Graduation Year: 2017


Artist Statement:

I am attracted to the idiosyncrasies of the material world through internalizing pattern, color, and form. The grid is a structure I frequently use because I want to manipulate and challenge its rigidity and uniformity. I see my work as a series of formal experimentations.

Arts writer and critic, Lane Relyea, wrote about the resurgence of formalism in a 1998 essay, Virtually Formal. My favorite sentence is from the end of his argument. He states, “Formalism has always been shot through with hybridity – it dreams of purebreds and ends up describing mutts.” The idea of wanting to create a pure and beautiful object, contrasts with the reality of the messy, unwieldy, melded constructions that typically results. This filtration system of interpreting a material landscape culminates into a hybridity of inspiration and ideas, which I turn into images.


Biography:

Meg Hahn is a painter who examines color, form, and line, by creating formal experimentations. Working primarily with oil paint, she is interested in creating relationships between irregular forms and color combinations. She is influenced by the aesthetics of her surroundings and daily routine, internalizing sources from architecture, synthetic color, and processed materials.

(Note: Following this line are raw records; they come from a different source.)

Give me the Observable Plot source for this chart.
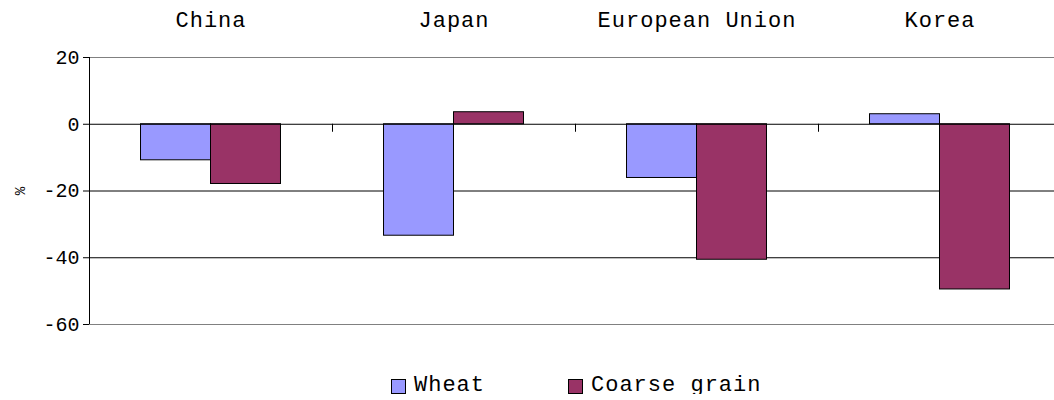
<!DOCTYPE html>
<html><head><meta charset="utf-8">
<script src="https://cdn.jsdelivr.net/npm/d3@7"></script>
<script src="https://cdn.jsdelivr.net/npm/@observablehq/plot@0.6"></script>
<style>
html,body{margin:0;overflow:hidden;background:#fff;font-family:"Liberation Mono",monospace;}
#chart{width:1061px;}
#chart svg{max-width:none !important;}
#legend{display:flex;align-items:center;margin-top:34px;padding-left:391px;font-size:22px;letter-spacing:1px;line-height:16px;color:#000;}
.item{display:flex;align-items:center;}
.sw{width:13px;height:13px;border:1px solid #000;margin-right:8px;}
.fxlab text{letter-spacing:1px;}
</style></head><body><div id="chart"></div><div id="legend"></div>
<script>
const categories = ["China", "Japan", "European Union", "Korea"];
const series = ["Wheat", "Coarse grain"];
const wheat = [-10.8, -33.4, -16.1, 3.0];
const coarseGrain = [-17.9, 3.6, -40.6, -49.5];
const yTicks = [-60, -40, -20, 0, 20];
const colors = ["#9999ff", "#993366"];

const data = categories.flatMap((c, i) => [
  {category: c, series: series[0], value: wheat[i]},
  {category: c, series: series[1], value: coarseGrain[i]}
]);

const plot = Plot.plot({
  width: 1061, height: 344,
  marginLeft: 89, marginRight: 0, marginTop: 57, marginBottom: 20,
  style: {fontFamily: "'Liberation Mono', monospace", fontSize: "22px", color: "#000", background: "#fff"},
  fx: {domain: categories, padding: 0, round: false, axis: null},
  x: {domain: series, paddingInner: 0, paddingOuter: 0.736, round: false, axis: null},
  y: {domain: [-60, 20]},
  color: {domain: series, range: colors},
  marks: [
    Plot.ruleY([20, -60], {stroke: "#808080", strokeOpacity: 1}),
    Plot.ruleY([-20, -40], {stroke: "#000", strokeOpacity: 1}),
    Plot.barY(data, {fx: "category", x: "series", y: "value", fill: "series", stroke: "#000", strokeWidth: 1}),
    Plot.ruleY([0], {stroke: "#000", strokeOpacity: 1}),
    Plot.axisFx({anchor: "top", label: null, tickSize: 0, tickPadding: 31, className: "fxlab"}),
    Plot.axisY({ticks: yTicks, tickSize: 6, tickPadding: 4, label: null, strokeOpacity: 1, fontSize: 20,
      tickFormat: d => String(d)}),
    Plot.axisY({ticks: [], label: "%", labelAnchor: "center", labelOffset: 74, fontSize: 14, labelArrow: "none"}),
    Plot.frame({facet: "super", render(index, scales, values, dimensions, context) {
      const g = d3.create("svg:g").attr("stroke", "#000").attr("fill", "none");
      const fx = scales.fx, y = scales.y;
      g.append("line").attr("x1", fx(categories[0]) + 0.5).attr("x2", fx(categories[0]) + 0.5)
        .attr("y1", y(20)).attr("y2", y(-60));
      for (const c of categories.slice(1)) {
        g.append("line").attr("x1", fx(c) + 0.5).attr("x2", fx(c) + 0.5)
          .attr("y1", y(0)).attr("y2", y(0) + 8);
      }
      return g.node();
    }})
  ]
});
document.getElementById("chart").append(plot);

const legend = d3.select("#legend");
series.forEach((s, i) => {
  const it = legend.append("div").attr("class", "item").style("margin-right", i === 0 ? "83px" : "0");
  it.append("div").attr("class", "sw").style("background", colors[i]);
  it.append("span").text(s);
});
</script>
</body></html>
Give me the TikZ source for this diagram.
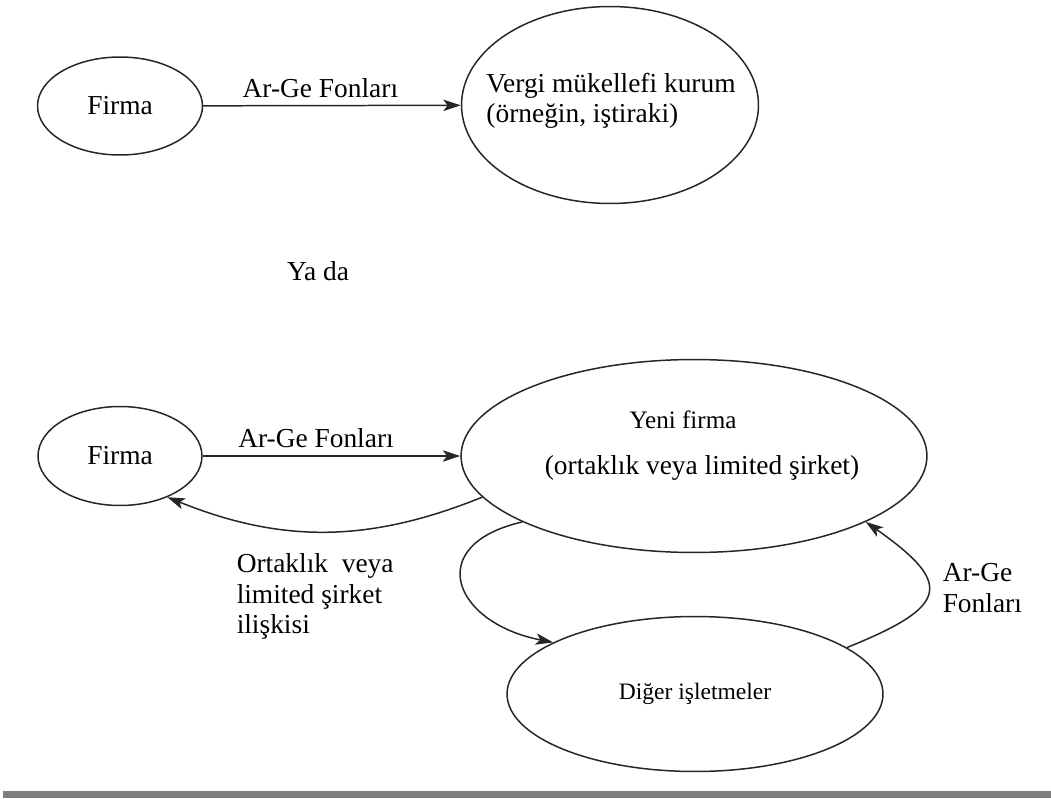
\documentclass[tikz,border=0pt]{standalone}
\usepackage{fontspec}
\setmainfont{Liberation Serif}
\usepackage{tikz}
\usetikzlibrary{positioning, arrows.meta, shapes.geometric}

\newcommand{\txtbig}{\fontsize{15.6}{17.4}\selectfont}
\newcommand{\txtsmall}{\fontsize{13.4}{16}\selectfont}

\begin{document}
\begin{tikzpicture}[
    x=0.02cm, y=-0.02cm,
    every node/.style={font=\txtbig, text=black},
    every path/.style={line width=0.85pt, black!85},
    oval/.style={draw, ellipse, inner sep=0pt},
    lbl/.style={inner sep=0pt, align=left},
    >={Stealth[length=10pt, width=6.5pt, inset=2.5pt]} % ok punta
]
\useasboundingbox (0,0) rectangle (1051,798);

% Ust kisim
\node[oval, minimum width=3.3cm, minimum height=1.96cm] (firmaA) at (120,106) {Firma};
\node[oval, minimum width=5.94cm, minimum height=3.94cm] (vergi) at (610,105) {};
\node[lbl] (vergiTxt) at (611,101) {Vergi mükellefi kurum\\(örneğin, iştiraki)};
\draw[->] (firmaA) -- node[lbl, above=4pt, pos=0.455] {Ar-Ge Fonları} (vergi);

\node (yada) at (318,271) {Ya da};

% Alt kisim
\node[oval, minimum width=3.28cm, minimum height=1.98cm] (firmaB) at (120,456) {Firma};
\node[oval, minimum width=9.32cm, minimum height=3.86cm] (yeni) at (694,456) {};
\node[font=\fontsize{14.3}{16}\selectfont] (yeniA) at (683,420) {Yeni firma};
\node (yeniB) at (702,468) {(ortaklık veya limited şirket)};
\node[oval, minimum width=7.52cm, minimum height=3.1cm, font=\txtsmall] (diger) at (695,694) {Diğer işletmeler};

\draw[->] (firmaB) -- node[lbl, above=4pt, pos=0.44] {Ar-Ge Fonları} (yeni);
\draw[->] (yeni.191) to[bend left=22] (firmaB.-41);
\draw[->] (yeni.201) to[out=193, in=169, looseness=2.1] (diger.160);
\draw[->] (diger.17) to[out=22, in=-35, looseness=2.2] (yeni.339);

\node[lbl, anchor=north west] (ilis) at (236,553) {Ortaklık\ \ veya\\limited şirket\\ilişkisi};
\node[lbl, anchor=north west] (fonB) at (942,563) {Ar-Ge\\Fonları};

% Alt cizgi
\fill[black!50] (3,791) rectangle (1051,798);

\end{tikzpicture}
\end{document}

Meg is originally from Northern New Jersey, and currently lives and works in Portland, Maine. She graduated in 2017 from the Maine College of Art in Portland, Maine, with a BFA in Painting and a minor in Art History. Most recently, Meg was a finalist for the Joseph A. Fiore 2017 Painting Prize (Damariscotta, ME), attended the Monhegan Artists' Residency (Monhegan, ME) and Hewnoaks Artist Colony (Lovell, ME), and is the gallery manager at Border Patrol (Portland, ME). She is also interested in other forms of art practice including writing and curation.